Data supplied:
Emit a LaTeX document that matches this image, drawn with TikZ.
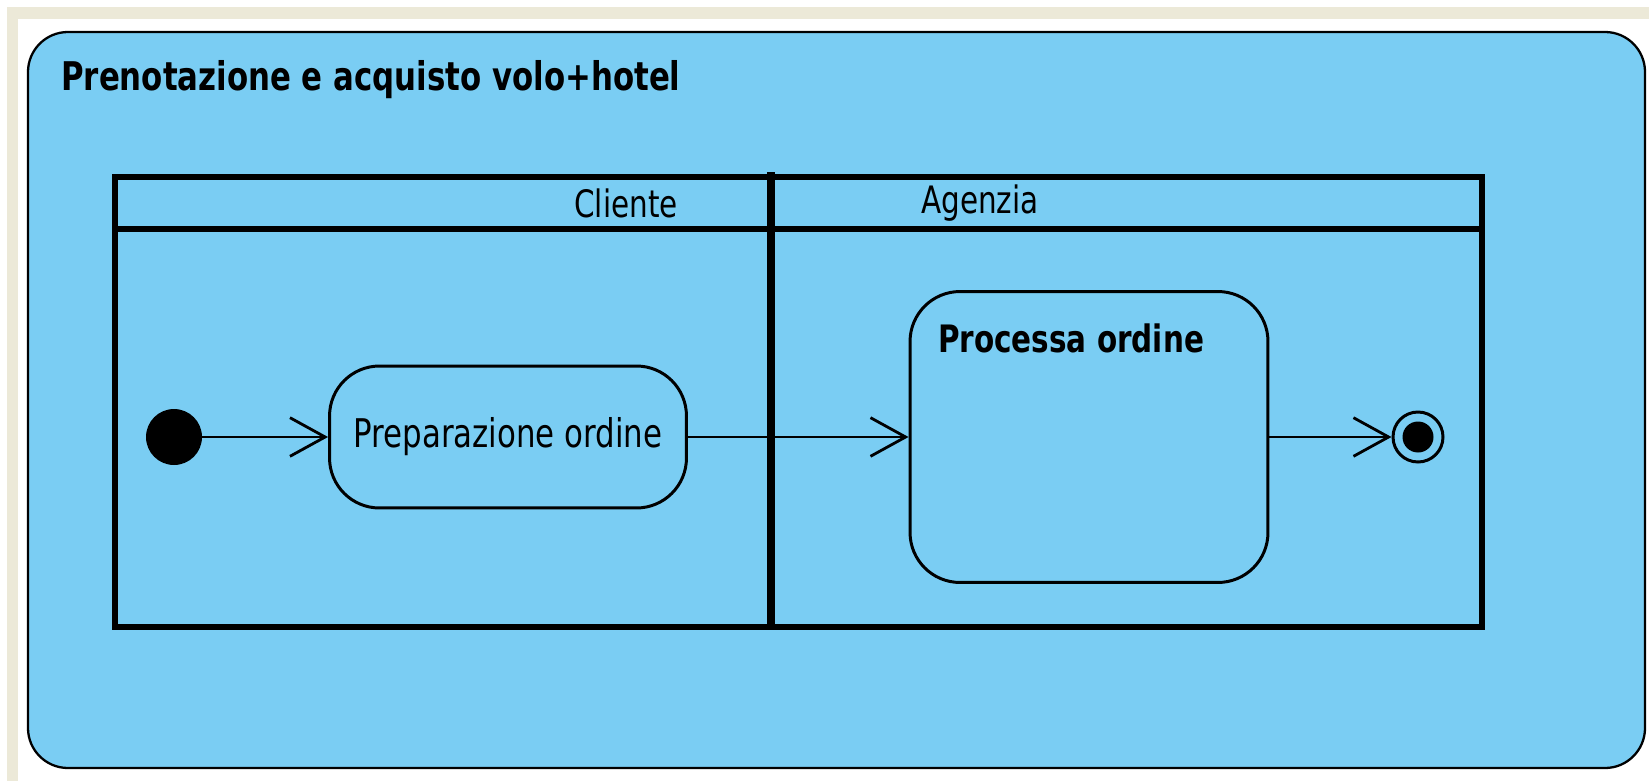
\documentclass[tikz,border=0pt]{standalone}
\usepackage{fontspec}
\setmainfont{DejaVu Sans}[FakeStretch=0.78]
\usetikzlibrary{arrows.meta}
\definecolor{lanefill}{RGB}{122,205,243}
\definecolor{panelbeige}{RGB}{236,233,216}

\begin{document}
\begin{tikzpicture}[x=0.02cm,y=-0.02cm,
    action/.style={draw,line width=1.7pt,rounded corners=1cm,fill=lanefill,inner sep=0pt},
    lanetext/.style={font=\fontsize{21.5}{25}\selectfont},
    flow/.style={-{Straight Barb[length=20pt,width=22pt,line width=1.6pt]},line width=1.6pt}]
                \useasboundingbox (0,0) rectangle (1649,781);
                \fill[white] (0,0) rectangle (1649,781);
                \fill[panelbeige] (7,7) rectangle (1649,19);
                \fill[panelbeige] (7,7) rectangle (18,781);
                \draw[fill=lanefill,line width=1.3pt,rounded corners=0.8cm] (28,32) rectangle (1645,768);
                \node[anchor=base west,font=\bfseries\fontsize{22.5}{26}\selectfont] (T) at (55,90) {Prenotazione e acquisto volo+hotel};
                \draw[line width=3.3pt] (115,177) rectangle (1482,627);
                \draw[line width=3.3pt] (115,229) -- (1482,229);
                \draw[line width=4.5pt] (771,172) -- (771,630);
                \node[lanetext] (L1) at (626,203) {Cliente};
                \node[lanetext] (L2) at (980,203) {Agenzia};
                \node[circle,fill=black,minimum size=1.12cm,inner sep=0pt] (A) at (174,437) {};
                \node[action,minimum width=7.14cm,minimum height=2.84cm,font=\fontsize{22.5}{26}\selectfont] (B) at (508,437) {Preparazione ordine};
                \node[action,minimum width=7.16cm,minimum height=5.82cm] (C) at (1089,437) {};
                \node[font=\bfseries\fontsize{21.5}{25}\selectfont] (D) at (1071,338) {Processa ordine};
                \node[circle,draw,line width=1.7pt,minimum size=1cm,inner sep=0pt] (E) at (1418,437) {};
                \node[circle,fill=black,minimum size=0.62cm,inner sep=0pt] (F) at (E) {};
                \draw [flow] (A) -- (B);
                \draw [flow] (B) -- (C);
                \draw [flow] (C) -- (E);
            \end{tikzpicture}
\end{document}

* * *

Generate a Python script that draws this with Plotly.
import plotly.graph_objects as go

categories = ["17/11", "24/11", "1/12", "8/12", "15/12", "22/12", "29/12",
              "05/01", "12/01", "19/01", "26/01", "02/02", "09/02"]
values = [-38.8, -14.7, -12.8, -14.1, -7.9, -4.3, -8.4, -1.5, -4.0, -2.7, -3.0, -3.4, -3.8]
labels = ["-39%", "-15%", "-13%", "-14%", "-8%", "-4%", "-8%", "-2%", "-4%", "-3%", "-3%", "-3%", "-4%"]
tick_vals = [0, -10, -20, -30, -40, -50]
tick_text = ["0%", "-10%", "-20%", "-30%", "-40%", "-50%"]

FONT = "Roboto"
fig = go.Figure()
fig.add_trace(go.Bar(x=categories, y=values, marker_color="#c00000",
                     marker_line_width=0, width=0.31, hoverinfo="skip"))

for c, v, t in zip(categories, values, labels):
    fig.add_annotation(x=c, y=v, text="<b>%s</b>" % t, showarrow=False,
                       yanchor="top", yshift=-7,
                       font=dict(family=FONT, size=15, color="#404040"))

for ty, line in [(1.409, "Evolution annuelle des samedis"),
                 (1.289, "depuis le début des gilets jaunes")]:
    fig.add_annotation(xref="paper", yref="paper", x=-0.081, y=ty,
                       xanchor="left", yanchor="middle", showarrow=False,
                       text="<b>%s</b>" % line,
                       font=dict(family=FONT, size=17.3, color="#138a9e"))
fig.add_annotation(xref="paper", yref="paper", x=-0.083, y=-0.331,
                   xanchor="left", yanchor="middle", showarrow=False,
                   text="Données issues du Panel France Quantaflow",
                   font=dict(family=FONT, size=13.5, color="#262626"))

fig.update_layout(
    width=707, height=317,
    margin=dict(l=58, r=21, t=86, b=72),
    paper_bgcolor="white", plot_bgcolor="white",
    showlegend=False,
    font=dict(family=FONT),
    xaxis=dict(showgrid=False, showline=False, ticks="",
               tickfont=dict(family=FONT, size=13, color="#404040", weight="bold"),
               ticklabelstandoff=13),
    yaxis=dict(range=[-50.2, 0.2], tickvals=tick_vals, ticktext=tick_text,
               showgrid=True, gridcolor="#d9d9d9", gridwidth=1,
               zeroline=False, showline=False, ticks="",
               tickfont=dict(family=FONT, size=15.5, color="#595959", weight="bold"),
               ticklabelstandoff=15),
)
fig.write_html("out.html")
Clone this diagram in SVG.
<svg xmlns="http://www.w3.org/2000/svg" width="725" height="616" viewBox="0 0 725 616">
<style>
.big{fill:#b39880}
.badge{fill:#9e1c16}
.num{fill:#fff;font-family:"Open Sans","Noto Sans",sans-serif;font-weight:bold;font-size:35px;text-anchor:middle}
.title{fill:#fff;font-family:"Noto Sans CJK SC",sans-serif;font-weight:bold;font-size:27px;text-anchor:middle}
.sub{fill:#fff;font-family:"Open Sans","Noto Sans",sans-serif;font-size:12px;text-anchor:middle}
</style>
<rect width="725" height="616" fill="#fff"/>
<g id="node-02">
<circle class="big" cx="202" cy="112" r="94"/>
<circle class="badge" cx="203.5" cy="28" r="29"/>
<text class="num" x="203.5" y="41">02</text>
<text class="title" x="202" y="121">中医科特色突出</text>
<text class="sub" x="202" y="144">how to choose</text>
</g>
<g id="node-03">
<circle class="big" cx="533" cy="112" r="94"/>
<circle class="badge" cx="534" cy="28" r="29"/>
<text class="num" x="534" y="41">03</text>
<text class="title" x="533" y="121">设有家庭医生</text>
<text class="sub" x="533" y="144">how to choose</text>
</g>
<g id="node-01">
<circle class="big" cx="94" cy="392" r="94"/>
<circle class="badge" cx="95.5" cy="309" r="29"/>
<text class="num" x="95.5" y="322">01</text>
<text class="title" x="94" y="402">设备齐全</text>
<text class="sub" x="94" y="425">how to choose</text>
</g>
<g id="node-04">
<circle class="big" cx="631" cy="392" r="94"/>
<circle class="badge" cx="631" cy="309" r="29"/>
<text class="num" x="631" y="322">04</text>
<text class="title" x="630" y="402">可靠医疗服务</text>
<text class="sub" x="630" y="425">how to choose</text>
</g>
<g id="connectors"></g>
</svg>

Short task: The string "that" may appear in lines of the listing above; tally those lines and give the number only.

Solution to this exercise: 2